Aim of the task
Please return nothing but the lines between the line holding "Write a web page that recreates this chart with Apache" and the line holding "for (let y = 1980;", both ends included, without the pictures.
======== Information given
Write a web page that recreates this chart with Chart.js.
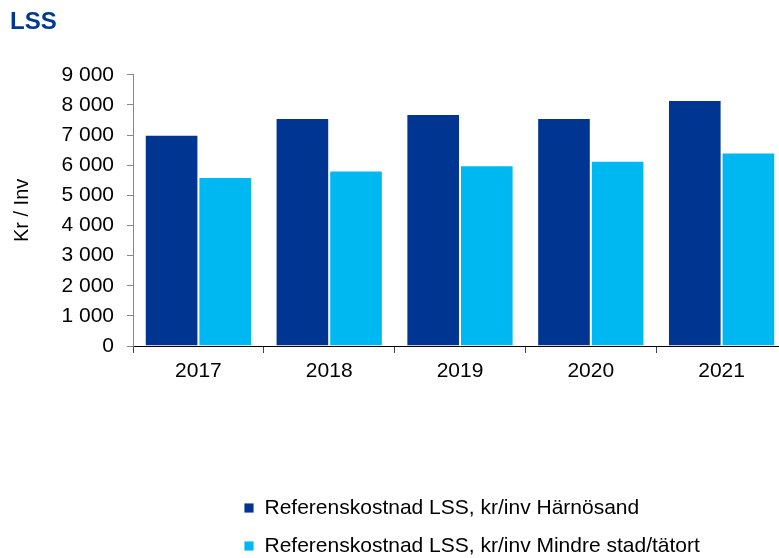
<!DOCTYPE html>
<html>
<head>
<meta charset="utf-8">
<script src="https://cdn.jsdelivr.net/npm/chart.js@4/dist/chart.umd.min.js"></script>
<style>
  html, body { margin: 0; padding: 0; background: #fff; overflow: hidden; }
  canvas { display: block; }
</style>
</head>
<body>
<canvas id="lss-chart" width="790" height="558"></canvas>
<script>
const years = ["2017", "2018", "2019", "2020", "2021"];
const harnosand = [7010, 7570, 7700, 7570, 8160];
const mindreStad = [5610, 5820, 6000, 6150, 6420];
const seriesNames = [
  "Referenskostnad LSS, kr/inv Härnösand",
  "Referenskostnad LSS, kr/inv Mindre stad/tätort"
];
const yTicks = [0, 1000, 2000, 3000, 4000, 5000, 6000, 7000, 8000, 9000];

const FONT = "'Liberation Sans', Arial, sans-serif";

// move the title and the legend rows to where the reference has them
const boxPlace = {
  id: "boxPlace",
  afterLayout(chart) {
    chart.titleBlock.left = 10;
    chart.legend.left = 227;
    chart.legend.top = 480.5;
  }
};

new Chart(document.getElementById("lss-chart"), {
  type: "bar",
  data: {
    labels: years,
    datasets: [
      {
        label: seriesNames[0],
        data: harnosand,
        backgroundColor: "#003591",
        borderColor: "rgba(255,255,255,0.85)",
        borderWidth: 1
      },
      {
        label: seriesNames[1],
        data: mindreStad,
        backgroundColor: "#00B8F1",
        borderColor: "rgba(255,255,255,0.85)",
        borderWidth: 1
      }
    ]
  },
  options: {
    responsive: false,
    animation: false,
    layout: { padding: { left: 0, right: 3, top: 0, bottom: 0 } },
    datasets: { bar: { categoryPercentage: 0.82, barPercentage: 1.0 } },
    scales: {
      x: {
        grid: { drawOnChartArea: false, drawTicks: true, tickLength: 7, color: "#444" },
        border: { display: true, color: "#000", width: 1 },
        ticks: { color: "#000", font: { family: FONT, size: 21 }, padding: 6 },
        afterFit(s) { s.height = 558 - 346 - s.chart.legend.height; }
      },
      y: {
        min: 0,
        max: 9000,
        afterBuildTicks(s) { s.ticks = yTicks.map(v => ({ value: v })); },
        afterFit(s) { s.width = 133; },
        grid: { drawOnChartArea: false, drawTicks: true, tickLength: 6, color: "#888" },
        border: { display: true, color: "#888", width: 1 },
        ticks: {
          color: "#000",
          font: { family: FONT, size: 21 },
          padding: 13,
          callback: v => String(v).replace(/\B(?=(\d{3})+(?!\d))/g, " ")
        },
        title: {
          display: true,
          text: "Kr / Inv",
          color: "#000",
          font: { family: FONT, size: 20 },
          padding: { top: 10, bottom: 0 }
        }
      }
    },
    plugins: {
      title: {
        display: true,
        text: "LSS",
        align: "start",
        color: "#003A8F",
        font: { family: FONT, size: 24, weight: "bold" },
        padding: { top: 8, bottom: 38 }
      },
      legend: {
        position: "bottom",
        align: "start",
        labels: {
          color: "#000",
          font: { family: FONT, size: 21 },
          boxWidth: 10,
          boxHeight: 10,
          padding: 17
        }
      },
      tooltip: { enabled: false }
    }
  },
  plugins: [boxPlace]
});
</script>
</body>
</html>
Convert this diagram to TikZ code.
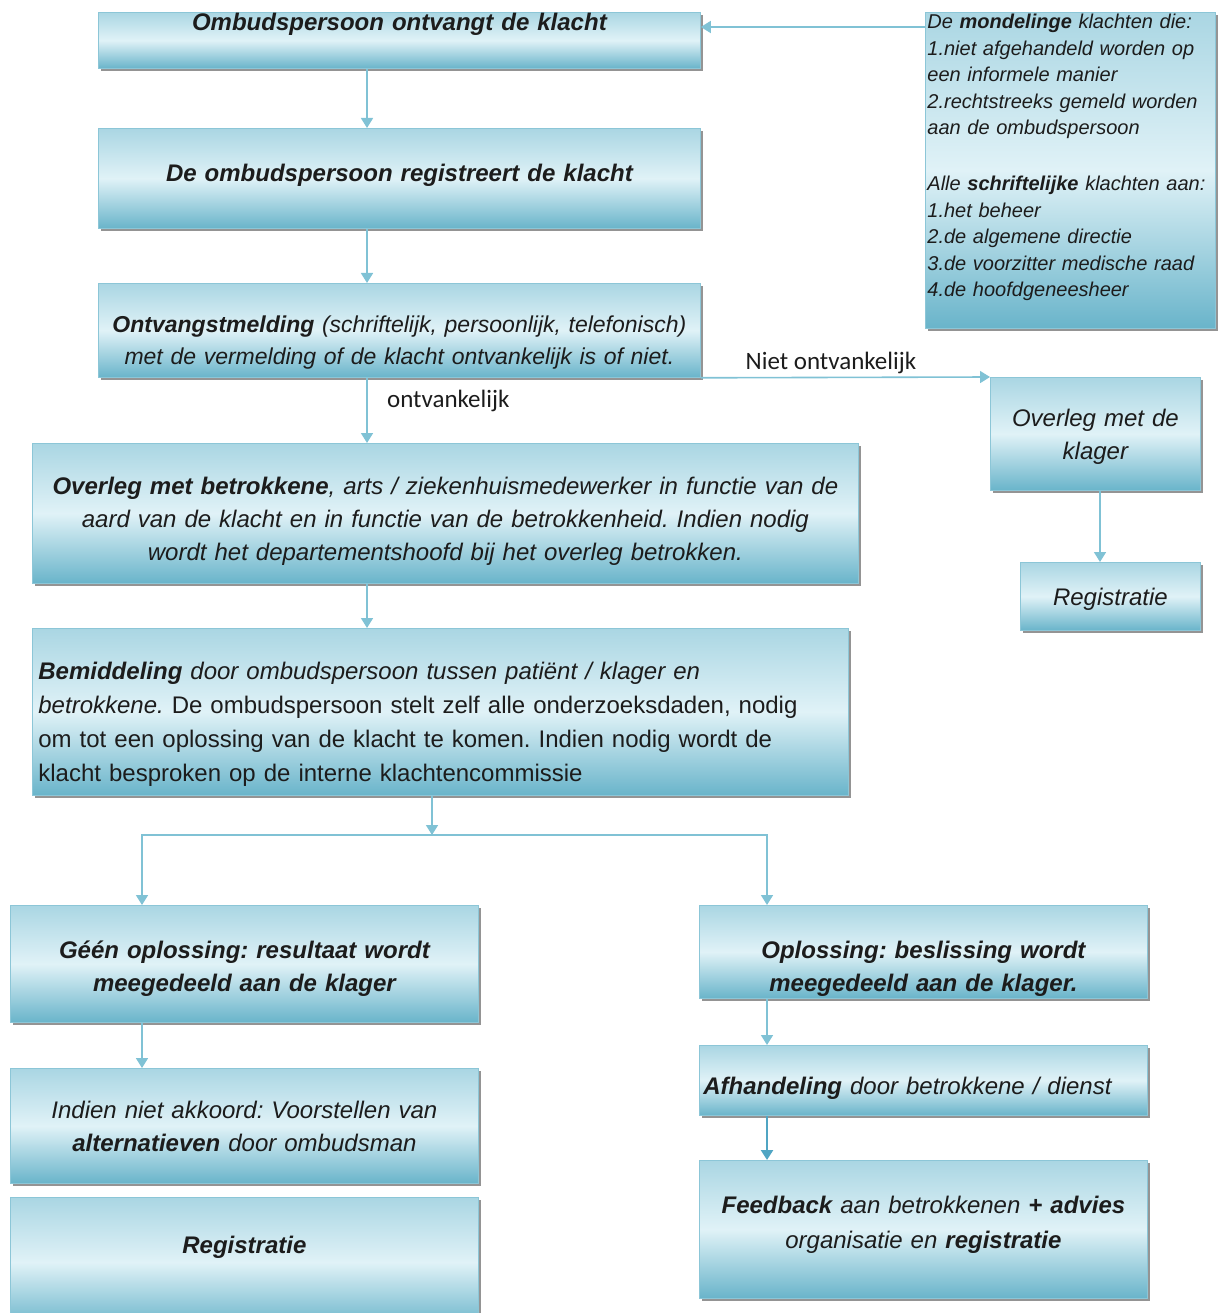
\documentclass[tikz,border=0pt]{standalone}
\usepackage{fontspec}
\setmainfont{Liberation Sans}
\newfontfamily\labfont{Carlito}
\usetikzlibrary{arrows.meta,shadows,calc}
\definecolor{boxdark}{RGB}{105,180,202}
\definecolor{boxtop}{RGB}{170,214,227}
\definecolor{boxmid}{RGB}{224,242,247}
\definecolor{boxline}{RGB}{140,198,215}
\definecolor{arrcol}{RGB}{128,194,213}
\definecolor{arrdark}{RGB}{80,165,195}
\definecolor{txt}{RGB}{28,28,28}
\frenchspacing
\begin{document}
\frenchspacing
\begin{tikzpicture}[x=1pt,y=-1pt,
  box/.style={draw=boxline, line width=0.8pt, top color=boxtop, bottom color=boxdark, middle color=boxmid,
    drop shadow={shadow xshift=3pt, shadow yshift=-3pt, fill=black!60, opacity=0.7},
    anchor=north west, inner xsep=4pt, inner ysep=2pt, align=center, text=txt,
    font=\fontsize{24}{33}\selectfont\itshape\frenchspacing},
  bold/.style={font=\fontsize{24}{33}\selectfont\bfseries\itshape\frenchspacing},
  tdown/.style={execute at end node={\endgraf\vspace*{-#1}}},
  tup/.style={execute at end node={\endgraf\vspace*{#1}}},
  arr/.style={draw=arrcol, line width=1.6pt, -{Triangle[width=12pt,length=10pt]}},
  lab/.style={font=\labfont\fontsize{25}{30}\selectfont, text=txt}]
\useasboundingbox (0,0) rectangle (1222,1313);

% boxes
\node[box, bold, minimum width=602pt, minimum height=56pt, text width=594pt, inner ysep=0pt, tup=32pt] (b1) at (98,12) {Ombudspersoon ontvangt de klacht};
\node[box, bold, minimum width=602pt, minimum height=100pt, text width=594pt, tup=6pt] (b2) at (98,128) {De ombudspersoon registreert de klacht};
\node[box, minimum width=602pt, minimum height=94pt, text width=594pt, tdown=24pt, font=\fontsize{23}{32}\selectfont\itshape\frenchspacing] (b3) at (98,283)
  {{\bfseries Ontvangstmelding} (schriftelijk, persoonlijk, telefonisch)\\ met de vermelding of de klacht ontvankelijk is of niet.};
\node[box, minimum width=826pt, minimum height=140pt, text width=818pt, tdown=16pt] (b4) at (32,443)
  {{\bfseries Overleg met betrokkene}, arts / ziekenhuismedewerker in functie van de\\ aard van de klacht en in functie van de betrokkenheid. Indien nodig\\ wordt het departementshoofd bij het overleg betrokken.};
\node[box, align=left, minimum width=816pt, minimum height=167pt, text width=804pt, inner xsep=6pt, tdown=25pt, font=\fontsize{24}{34}\selectfont\itshape\frenchspacing] (b5) at (32,628)
  {{\bfseries Bemiddeling} door ombudspersoon tussen patiënt / klager en\\ betrokkene. {\upshape De ombudspersoon stelt zelf alle onderzoeksdaden, nodig\\ om tot een oplossing van de klacht te komen. Indien nodig wordt de\\ klacht besproken op de interne klachtencommissie}};
\node[box, bold, minimum width=468pt, minimum height=117pt, text width=460pt, tdown=10pt] (b6) at (10,905)
  {Géén oplossing: resultaat wordt\\ meegedeeld aan de klager};
\node[box, minimum width=468pt, minimum height=115pt, text width=460pt, tdown=2pt] (b7) at (10,1068)
  {Indien niet akkoord: Voorstellen van\\ {\bfseries alternatieven} door ombudsman};
\node[box, bold, minimum width=468pt, minimum height=130pt, text width=460pt, tup=30pt] (b8) at (10,1197) {Registratie};
\node[box, bold, minimum width=448pt, minimum height=93pt, text width=440pt, tdown=34pt] (b9) at (699,905)
  {Oplossing: beslissing wordt\\ meegedeeld aan de klager.};
\node[box, align=left, minimum width=448pt, minimum height=70pt, text width=440pt, text height=34pt, text depth=5pt] (b10) at (699,1045)
  {{\bfseries Afhandeling} door betrokkene / dienst};
\node[box, minimum width=448pt, minimum height=138pt, text width=440pt, tup=10pt, font=\fontsize{24}{35}\selectfont\itshape\frenchspacing] (b11) at (699,1160)
  {{\bfseries Feedback} aan betrokkenen {\bfseries + advies}\\ organisatie en {\bfseries registratie}};
\node[box, align=left, minimum width=290pt, minimum height=316pt, text width=286pt, inner xsep=2pt, inner ysep=1pt, tup=26pt, font=\fontsize{20}{26.5}\selectfont\itshape] (rbox) at (925,12)
  {De {\bfseries mondelinge} klachten die:\\
   1.niet afgehandeld worden op\\
   een informele manier\\
   2.rechtstreeks gemeld worden\\
   aan de ombudspersoon\\[29.5pt]
   Alle {\bfseries schriftelijke} klachten aan:\\
   1.het beheer\\
   2.de algemene directie\\
   3.de voorzitter medische raad\\
   4.de hoofdgeneesheer};
\node[box, minimum width=210pt, minimum height=113pt, text width=202pt, tdown=6pt] (klager) at (990,377) {Overleg met de\\ klager};
\node[box, minimum width=180pt, minimum height=68pt, text width=172pt, tdown=18pt] (kreg) at (1020,562) {Registratie};

% connectors
\draw[arr] ($(rbox.north west)+(0,15)$) -- ($(b1.north east)+(0,15)$);
\draw[arr] ($(b1.south west)+(269,0)$) -- ($(b2.north west)+(269,0)$);
\draw[arr] ($(b2.south west)+(269,0)$) -- ($(b3.north west)+(269,0)$);
\draw[arr] ($(b3.south west)+(269,0)$) -- node[lab, right=16pt, pos=0.35] (lont) {ontvankelijk} ($(b4.north west)+(335,0)$);
\draw[arr] (b3.south east) -- node[lab, above=0pt, pos=0.45] (lniet) {Niet ontvankelijk} (klager.north west);
\draw[arr] ($(klager.south west)+(110,0)$) -- ($(kreg.north west)+(80,0)$);
\draw[arr] ($(b4.south west)+(335,0)$) -- ($(b5.north west)+(335,0)$);
\coordinate (split) at (432,835);
\draw[arr] ($(b5.south west)+(400,0)$) -- (split);
\draw[arr] (split) -| ($(b6.north west)+(132,0)$);
\draw[arr] (split) -| ($(b9.north west)+(68,0)$);
\draw[arr] ($(b6.south west)+(132,0)$) -- ($(b7.north west)+(132,0)$);
\draw[arr] ($(b9.south west)+(68,0)$) -- ($(b10.north west)+(68,0)$);
\draw[arr, draw=arrdark, line width=2.4pt] ($(b10.south west)+(68,0)$) -- ($(b11.north west)+(68,0)$);
\end{tikzpicture}
\end{document}
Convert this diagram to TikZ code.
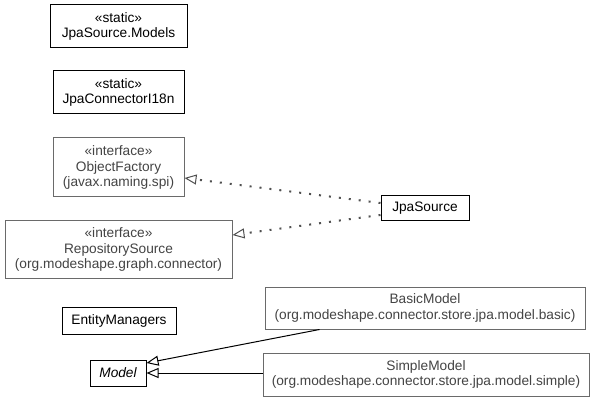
\documentclass[tikz,border=0pt]{standalone}
\usepackage{fontspec}
\setmainfont{Liberation Sans}
\usetikzlibrary{arrows.meta,calc}
\definecolor{edgegray}{HTML}{6A6A6A}
\definecolor{txtgray}{HTML}{444444}
\definecolor{dotgray}{HTML}{505050}
\begin{document}
\begin{tikzpicture}[x=1pt,y=-1pt,
  base/.style={inner sep=0pt, align=center, font=\fontsize{13.7}{15.5}\selectfont},
  cls/.style={base, draw=black, line width=1pt},
  ext/.style={base, draw=edgegray, line width=1pt, text=txtgray},
  realize/.style={draw=dotgray, line width=2pt, dash pattern=on 2pt off 8pt,
    -{Triangle[open,length=12pt,width=10pt,line width=1pt]}},
  inherit/.style={draw=black, line width=1pt,
    -{Triangle[open,length=12pt,width=10pt,line width=1pt]}}]
\useasboundingbox (0,0) rectangle (595,401);
\fill[white] (0,0) rectangle (595,401);
\node[cls, minimum width=137pt, minimum height=43pt] (models) at (118.5,26.5) {«static»\\JpaSource.Models};
\node[cls, minimum width=131pt, minimum height=43pt] (i18n) at (118.5,92.5) {«static»\\JpaConnectorI18n};
\node[ext, minimum width=131pt, minimum height=59pt] (objf) at (118.5,167.5) {«interface»\\ObjectFactory\\(javax.naming.spi)};
\node[ext, minimum width=227pt, minimum height=57pt] (repo) at (118.5,249.5) {«interface»\\RepositorySource\\(org.modeshape.graph.connector)};
\node[cls, minimum width=88pt, minimum height=25pt] (jpa) at (425,208.5) {JpaSource};
\node[cls, minimum width=114pt, minimum height=27pt] (entity) at (119,321) {EntityManagers};
\node[cls, minimum width=56pt, minimum height=26pt, font=\fontsize{13.7}{15.5}\selectfont\itshape] (model) at (118,373) {Model};
\node[ext, minimum width=320pt, minimum height=42pt] (basic) at (425,308) {BasicModel\\(org.modeshape.connector.store.jpa.model.basic)};
\node[ext, minimum width=326pt, minimum height=43pt] (simple) at (426,374.5) {SimpleModel\\(org.modeshape.connector.store.jpa.model.simple)};
\draw[realize] ($(jpa.west)+(0,-5.5)$) -- ($(objf.east)+(0,10.5)$);
\draw[realize] ($(jpa.west)+(0,6.5)$) -- ($(repo.east)+(0,-14.5)$);
\draw[inherit] ($(basic.south west)+(55,0)$) -- ($(model.east)+(0,-10)$);
\draw[inherit] (simple.west |- model.east) -- (model.east);
\end{tikzpicture}
\end{document}
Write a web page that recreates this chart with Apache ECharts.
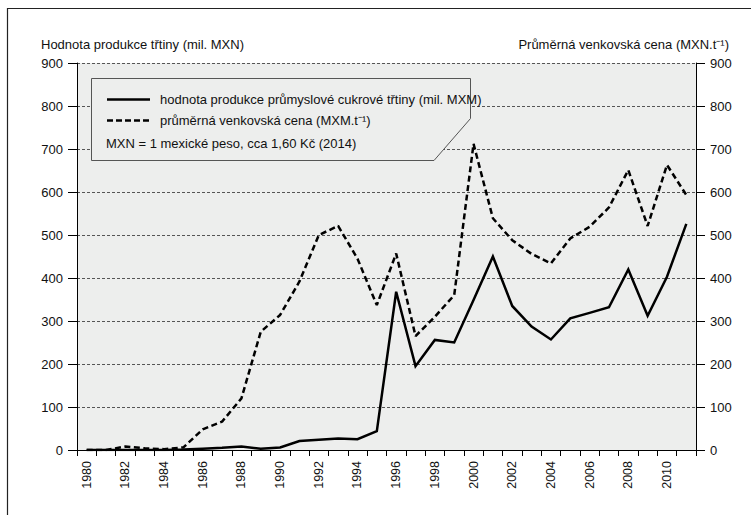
<!DOCTYPE html>
<html>
<head>
<meta charset="utf-8">
<script src="https://cdn.jsdelivr.net/npm/echarts@6/dist/echarts.min.js"></script>
<style>
  html, body { margin: 0; padding: 0; background: #fff; }
  #chart { width: 751px; height: 515px; }
</style>
</head>
<body>
<div id="chart"></div>
<script>
const FONT = "'Liberation Sans', Arial, sans-serif";

const years = [];
for (let y = 1980; y <= 2011; y++) years.push(String(y));

// hodnota produkce průmyslové cukrové třtiny (mil. MXN)
const productionValues = [
  0, 0, 0, 0, 0, 1, 3, 5, 8, 3, 6, 21,
  24, 27, 25, 44, 368, 195, 256, 250, 349, 450,
  335, 287, 257, 306, 319, 332, 420, 312, 403, 526
];

// průměrná venkovská cena (MXN.t-1)
const priceValues = [
  0, 0, 8, 4, 2, 6, 48, 66, 120, 275, 314, 392,
  500, 521, 445, 337, 457, 265, 310, 360, 712, 539,
  488, 456, 434, 492, 519, 564, 651, 521, 663, 593
];

const yTicks = [0, 100, 200, 300, 400, 500, 600, 700, 800, 900];

const leftTitle = "Hodnota produkce třtiny (mil. MXN)";
const rightTitle = "Průměrná venkovská cena (MXN.t⁻¹)";
const legendSolid = "hodnota produkce průmyslové cukrové třtiny (mil. MXM)";
const legendDashed = "průměrná venkovská cena (MXM.t⁻¹)";
const legendNote = "MXN = 1 mexické peso, cca 1,60 Kč (2014)";

const chart = echarts.init(document.getElementById("chart"), null, { renderer: "svg" });

const yAxisBase = {
  type: "value",
  min: yTicks[0],
  max: yTicks[yTicks.length - 1],
  interval: 100,
  axisLine: { show: true, lineStyle: { color: "#000", width: 1 } },
  axisTick: { show: true, length: 9, lineStyle: { color: "#000", width: 1 } },
  axisLabel: { color: "#111", fontSize: 13, fontFamily: FONT, margin: 14 },
};

const options = {
  backgroundColor: "#fff",
  animation: false,
  title: [
    {
      text: leftTitle,
      left: 36,
      top: 33,
      textStyle: { fontSize: 13, fontWeight: "normal", color: "#111", fontFamily: FONT },
    },
    {
      text: rightTitle,
      right: 17,
      top: 33,
      textStyle: { fontSize: 13, fontWeight: "normal", color: "#111", fontFamily: FONT },
    },
  ],
  grid: {
    left: 77,
    right: 55,
    top: 63,
    bottom: 65,
    show: true,
    backgroundColor: "#edeeed",
    borderWidth: 0,
  },
  xAxis: [
    {
      type: "category",
      data: years,
      boundaryGap: true,
      axisLine: { show: false },
      axisTick: { show: true, interval: 0, length: 6, lineStyle: { color: "#000" } },
      axisLabel: {
        interval: 1,
        rotate: 90,
        margin: 11,
        fontSize: 12.5,
        color: "#111",
        fontFamily: FONT,
      },
      splitLine: { show: false },
    },
    {
      type: "category",
      data: years,
      position: "top",
      axisLine: { show: true, lineStyle: { color: "#000", width: 1 } },
      axisTick: { show: false },
      axisLabel: { show: false },
    },
  ],
  yAxis: [
    {
      ...yAxisBase,
      position: "left",
      splitLine: {
        show: true,
        lineStyle: { color: "#555", width: 1, type: [3, 2] },
      },
    },
    {
      ...yAxisBase,
      position: "right",
      splitLine: { show: false },
    },
  ],
  series: [
    {
      name: legendSolid,
      type: "line",
      data: productionValues,
      yAxisIndex: 0,
      symbol: "none",
      lineStyle: { color: "#000", width: 2.5, join: "miter" },
      z: 3,
    },
    {
      name: legendDashed,
      type: "line",
      data: priceValues,
      yAxisIndex: 1,
      symbol: "none",
      lineStyle: { color: "#000", width: 2.5, type: [6, 3.5] },
      z: 3,
    },
  ],
  graphic: [
    // outer frame (top + left)
    {
      type: "polyline",
      shape: { points: [[7.5, 515], [7.5, 8.5], [751, 8.5]] },
      style: { stroke: "#222", lineWidth: 1.2, fill: null },
      silent: true,
    },
    // legend box with cut corner
    {
      type: "polygon",
      shape: {
        points: [[91.5, 78.5], [470.5, 78.5], [470.5, 118.5], [434, 160.5], [91.5, 160.5]],
      },
      style: { fill: "#edeeed", stroke: "#555", lineWidth: 1 },
      z: 10,
    },
    {
      type: "line",
      shape: { x1: 107, y1: 99.5, x2: 150, y2: 99.5 },
      style: { stroke: "#000", lineWidth: 2.5 },
      z: 11,
    },
    {
      type: "line",
      shape: { x1: 107, y1: 120.5, x2: 150, y2: 120.5 },
      style: { stroke: "#000", lineWidth: 2.5, lineDash: [6, 3] },
      z: 11,
    },
    {
      type: "text",
      x: 160,
      y: 99,
      style: { text: legendSolid, fill: "#111", font: "13px " + FONT, verticalAlign: "middle" },
      z: 11,
    },
    {
      type: "text",
      x: 160,
      y: 120,
      style: { text: legendDashed, fill: "#111", font: "13px " + FONT, verticalAlign: "middle" },
      z: 11,
    },
    {
      type: "text",
      x: 106,
      y: 143,
      style: { text: legendNote, fill: "#111", font: "13px " + FONT, verticalAlign: "middle" },
      z: 11,
    },
  ],
};

chart.setOption(options);
</script>
</body>
</html>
================
Solution below
Write a web page that recreates this chart with Apache ECharts.
<!DOCTYPE html>
<html>
<head>
<meta charset="utf-8">
<script src="https://cdn.jsdelivr.net/npm/echarts@6/dist/echarts.min.js"></script>
<style>
  html, body { margin: 0; padding: 0; background: #fff; }
  #chart { width: 751px; height: 515px; }
</style>
</head>
<body>
<div id="chart"></div>
<script>
const FONT = "'Liberation Sans', Arial, sans-serif";

const years = [];
for (let y = 1980; y <= 2011; y++) years.push(String(y));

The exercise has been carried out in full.